Till There Was Me

I am going to leave a mark. If It's to be, it's up to me.

Thursday, October 27, 2005

Happiness in Service

The other day I came out of the office and walked with Des to where my car was parked. It would probably take a 5-minute walk to get there. At that time, I was feeling quite down and my mind was preoccupied with a lot of things. Des and I walked silently. I thought about the many things in life inlcuding the recent events that had quite an impact to my plans, where I am now and what I would want to be. It might sound a bit general, but I guess each individual has his own unique reflections, however shallow or deep it might seem or sound. As we got near the parking lot, I noticed a girl searching through some trash bags. She got ahold of some rotten bread and searched for more. I remembered I had a piece of chocolate in my bag but we were past her already. I told myself that I would just give it to the girl on the way back since we'd be passing the same way. But I never had the chance to - she was gone. "Oh, well...," I told myself. On the way to Megamall, I stopped for a red light. A lame man knocked on my window and then I saw a boy selling sampaguita. I told myself I'd give the piece of chocolate to the little boy. A bit hesitant to open my window because the man kept knocking, I waited for him to stop and proceed to the next car while I struggled to take the piece of candy from my bag. He stopped alright. But by then, the boy was quite far from my car as well. Whew! Two opportunities to share the chocolate right under my nose, but that piece of chocoalte never had the chance to get out of my handbag. I felt bad. I realized that if I really wanted to, I could have called that young boy, or went back for that little girl, or even opened the window for the lame man and give them that piece of chocolate. You guys, don't let opportunities to serve pass you by just like that!

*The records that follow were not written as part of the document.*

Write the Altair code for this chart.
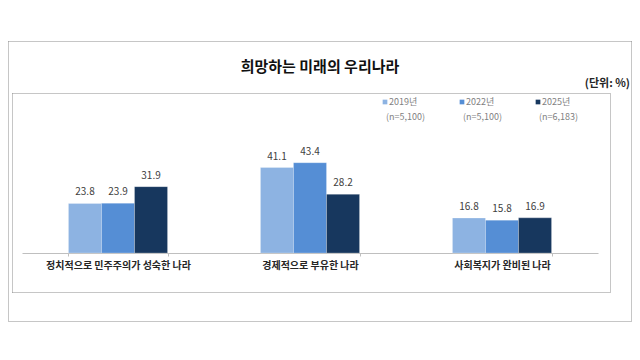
import altair as alt
import pandas as pd

categories = ["정치적으로 민주주의가 성숙한 나라", "경제적으로 부유한 나라", "사회복지가 완비된 나라"]
series = ["2019년", "2022년", "2025년"]
sample_n = ["(n=5,100)", "(n=5,100)", "(n=6,183)"]
values_2019 = [23.8, 41.1, 16.8]
values_2022 = [23.9, 43.4, 15.8]
values_2025 = [31.9, 28.2, 16.9]
colors = ["#8db3e2", "#558ed5", "#17375e"]

rows = []
for s, vals in zip(series, [values_2019, values_2022, values_2025]):
    for c, v in zip(categories, vals):
        rows.append({"category": c, "series": s, "value": v})
df = pd.DataFrame(rows)

FONT = "Noto Sans CJK KR"
one = alt.Data(values=[{"a": 1}])

x_enc = alt.X("category:N", sort=categories,
              scale=alt.Scale(paddingInner=0.484, paddingOuter=0.242),
              axis=alt.Axis(title=None, labelAngle=0, labelFont=FONT, labelFontSize=10,
                            labelColor="#262626", labelPadding=4, domainColor="#bfbfbf",
                            tickColor="#bfbfbf", tickSize=3, tickBand="extent",
                            labelFontWeight="bold", grid=False))
y_enc = alt.Y("value:Q", scale=alt.Scale(domain=[0, 50]), axis=None)
xo = alt.XOffset("series:N", sort=series, scale=alt.Scale(paddingInner=0, paddingOuter=0))

base = alt.Chart(df)
bars = base.mark_bar(stroke="#ffffff", strokeWidth=0.4, strokeOpacity=0.6).encode(
    x=x_enc, xOffset=xo, y=y_enc,
    color=alt.Color("series:N", scale=alt.Scale(domain=series, range=colors), legend=None),
)
labels = base.mark_text(baseline="bottom", dy=-6, font=FONT, fontSize=10, color="#404040").encode(
    x=x_enc, xOffset=xo, y=y_enc, text=alt.Text("value:Q", format=".1f"),
)


def dotted_box(x0, x1, y0, y1):
    layers = []
    for enc in (dict(x=alt.value(x0), x2=alt.value(x1), y=alt.value(y0)),
                dict(x=alt.value(x0), x2=alt.value(x1), y=alt.value(y1)),
                dict(x=alt.value(x0), y=alt.value(y0), y2=alt.value(y1)),
                dict(x=alt.value(x1), y=alt.value(y0), y2=alt.value(y1))):
        layers.append(alt.Chart(one).mark_rule(color="#8c8c8c", strokeWidth=1,
                                               strokeDash=[1, 1]).encode(**enc))
    return layers


outer = dotted_box(-13.5, 609.5, -107.5, 172.5)
inner = dotted_box(-9.5, 588.5, -55.5, 143.5)

title = alt.Chart(one).mark_text(font=FONT, fontSize=15, fontWeight="bold", color="#111111",
                                 align="center", baseline="middle").encode(
    x=alt.value(298), y=alt.value(-82), text=alt.value("희망하는 미래의 우리나라"))
unit = alt.Chart(one).mark_text(font=FONT, fontSize=11, fontWeight="bold", color="#262626",
                                align="right", baseline="middle").encode(
    x=alt.value(608), y=alt.value(-65), text=alt.value("(단위: %)"))

legend_layers = []
leg_x = [363, 440, 516]
for s, n, c, lx in zip(series, sample_n, colors, leg_x):
    legend_layers.append(alt.Chart(one).mark_square(size=22, color=c, opacity=1).encode(
        x=alt.value(lx), y=alt.value(-47)))
    legend_layers.append(alt.Chart(one).mark_text(font=FONT, fontSize=9, color="#7f7f7f",
                                                  align="left", baseline="middle").encode(
        x=alt.value(lx + 4), y=alt.value(-47), text=alt.value(s)))
    legend_layers.append(alt.Chart(one).mark_text(font=FONT, fontSize=9, color="#7f7f7f",
                                                  align="left", baseline="middle").encode(
        x=alt.value(lx + 1), y=alt.value(-32), text=alt.value(n)))

chart = alt.layer(*outer, *inner, title, unit, bars, labels, *legend_layers).properties(
    width=576, height=104,
    background="white",
    autosize=alt.AutoSizeParams(type="none"),
    padding={"left": 14, "right": 34, "top": 141, "bottom": 73},
).configure_view(stroke="transparent", strokeWidth=0)

chart.save("out.html", embed_options={"renderer": "svg", "actions": False})
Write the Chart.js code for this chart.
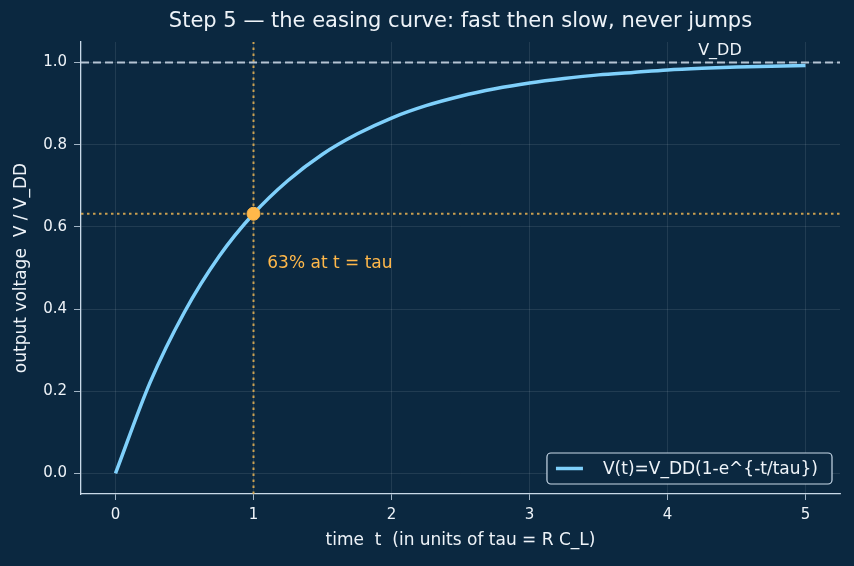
<!DOCTYPE html>
<html>
<head>
<meta charset="utf-8">
<script src="https://cdn.jsdelivr.net/npm/chart.js@4/dist/chart.umd.min.js"></script>
<style>
  html, body { margin: 0; padding: 0; background: #0b2840; }
  #wrap { width: 854px; height: 566px; }
</style>
</head>
<body>
<div id="wrap"><canvas id="myChart" width="854" height="566"></canvas></div>
<script>
// time samples (units of tau) and the output voltage
const tValues = [0, 0.25, 0.5, 0.75, 1, 1.25, 1.5, 1.75, 2, 2.25, 2.5, 2.75, 3, 3.25, 3.5, 3.75, 4, 4.25, 4.5, 4.75, 5];
const vValues = [0, 0.221, 0.393, 0.528, 0.632, 0.713, 0.777, 0.826, 0.865, 0.895, 0.918, 0.936, 0.950, 0.961, 0.970, 0.976, 0.982, 0.986, 0.989, 0.991, 0.993];
const xTicks = [0, 1, 2, 3, 4, 5];
const yTicks = [0.0, 0.2, 0.4, 0.6, 0.8, 1.0];
const tauPoint = [1, 0.632];
const vddLevel = 1.0;

const BG = '#0b2840';
const AXIS = '#c9d9e8';
const TXT = '#eef3f8';
const CURVE = '#7fd0fb';
const ORANGE = '#ffb84a';
const DOTTED = 'rgba(222,172,82,0.9)';
const FONT = "'DejaVu Sans', sans-serif";

const curve = tValues.map((t, i) => ({x: t, y: vValues[i]}));

// background, title, annotation text and legend box
const extras = {
    id: 'extras',
    beforeDraw(chart) {
        const c = chart.ctx;
        c.save();
        c.fillStyle = BG;
        c.fillRect(0, 0, chart.width, chart.height);
        c.restore();
    },
    afterDraw(chart) {
        const c = chart.ctx;
        const a = chart.chartArea;
        const xs = chart.scales.x, ys = chart.scales.y;
        c.save();
        c.fillStyle = TXT;
        c.font = '21px ' + FONT;
        c.textAlign = 'center';
        c.textBaseline = 'middle';
        c.fillText('Step 5 \u2014 the easing curve: fast then slow, never jumps', (a.left + a.right) / 2, 22);

        c.font = '16px ' + FONT;
        c.textBaseline = 'bottom';
        c.fillText('V_DD', xs.getPixelForValue(4.38), ys.getPixelForValue(vddLevel) - 4);

        c.font = '17px ' + FONT;
        c.fillStyle = ORANGE;
        c.textAlign = 'left';
        c.textBaseline = 'alphabetic';
        c.fillText('63% at t = tau', xs.getPixelForValue(1.1), ys.getPixelForValue(0.5));

        // legend
        const label = chart.data.datasets[0].label;
        const tw = c.measureText(label).width;
        const w = tw + 70, h = 31;
        const x0 = a.right - 8 - w, y0 = a.bottom - 10 - h;
        c.beginPath();
        c.roundRect(x0, y0, w, h, 4);
        c.fillStyle = BG;
        c.fill();
        c.strokeStyle = AXIS;
        c.lineWidth = 1.2;
        c.stroke();
        c.beginPath();
        c.moveTo(x0 + 9, y0 + h / 2);
        c.lineTo(x0 + 36, y0 + h / 2);
        c.strokeStyle = CURVE;
        c.lineWidth = 3.5;
        c.stroke();
        c.fillStyle = TXT;
        c.textBaseline = 'middle';
        c.fillText(label, x0 + 56, y0 + h / 2 + 1);
        c.restore();
    }
};

new Chart(document.getElementById('myChart').getContext('2d'), {
    type: 'scatter',
    data: {
        datasets: [
            {
                label: 'V(t)=V_DD(1-e^{-t/tau})',
                data: curve,
                showLine: true,
                borderColor: CURVE,
                borderWidth: 3.5,
                pointRadius: 0,
                cubicInterpolationMode: 'monotone',
                order: 3
            },
            {
                label: 'vdd',
                data: [{x: -0.25, y: vddLevel}, {x: 5.25, y: vddLevel}],
                showLine: true,
                borderColor: '#b5c4d3',
                borderWidth: 2,
                borderDash: [8, 4],
                pointRadius: 0,
                order: 2
            },
            {
                label: 'vtau',
                data: [{x: tauPoint[0], y: -0.05}, {x: tauPoint[0], y: 1.05}],
                showLine: true,
                borderColor: DOTTED,
                borderWidth: 2,
                borderDash: [2.5, 3.5],
                pointRadius: 0,
                order: 4
            },
            {
                label: 'htau',
                data: [{x: -0.25, y: tauPoint[1]}, {x: 5.25, y: tauPoint[1]}],
                showLine: true,
                borderColor: DOTTED,
                borderWidth: 2,
                borderDash: [2.5, 3.5],
                pointRadius: 0,
                order: 4
            },
            {
                label: 'point',
                data: [{x: tauPoint[0], y: tauPoint[1]}],
                pointRadius: 6.5,
                pointBackgroundColor: ORANGE,
                pointBorderColor: ORANGE,
                order: 1
            }
        ]
    },
    options: {
        responsive: false,
        animation: false,
        layout: { padding: { left: 0, right: 14, top: 42, bottom: 0 } },
        plugins: {
            legend: { display: false },
            title: { display: false },
            tooltip: { enabled: false }
        },
        scales: {
            x: {
                type: 'linear',
                min: -0.25,
                max: 5.25,
                afterBuildTicks: s => { s.ticks = xTicks.map(v => ({value: v})); },
                afterFit: s => { s.height = 72; },
                ticks: { color: TXT, font: { family: FONT, size: 15 }, padding: 6 },
                grid: { color: 'rgba(255,255,255,0.12)', tickColor: AXIS, tickLength: 6, lineWidth: 0.8 },
                border: { color: AXIS, width: 1.3 },
                title: { display: true, text: 'time  t  (in units of tau = R C_L)', color: TXT, font: { family: FONT, size: 17 }, padding: { bottom: 15 } }
            },
            y: {
                type: 'linear',
                min: -0.05,
                max: 1.05,
                afterBuildTicks: s => { s.ticks = yTicks.map(v => ({value: v})); },
                afterFit: s => { s.width = 81; },
                ticks: { color: TXT, font: { family: FONT, size: 15 }, padding: 7, callback: v => v.toFixed(1) },
                grid: { color: 'rgba(255,255,255,0.12)', tickColor: AXIS, tickLength: 7, lineWidth: 0.8 },
                border: { color: AXIS, width: 1.3 },
                title: { display: true, text: 'output voltage  V / V_DD', color: TXT, font: { family: FONT, size: 17 }, padding: { top: 11 } }
            }
        }
    },
    plugins: [extras]
});
</script>
</body>
</html>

I can't believe I dwelt too much on my own dilemmas in life, when some people have far worse predicaments. If I had a tight spot that day, they had stiffer and more rigid ones! That made me realize how I should be truly grateful for the things that I have. Somehow, it put my life back into perspective.

Had I given that piece of chocolate to the girl with the trash bag, or the lame man, or the little boy with the sampaguita, I think, and would most likely, have felt better that day.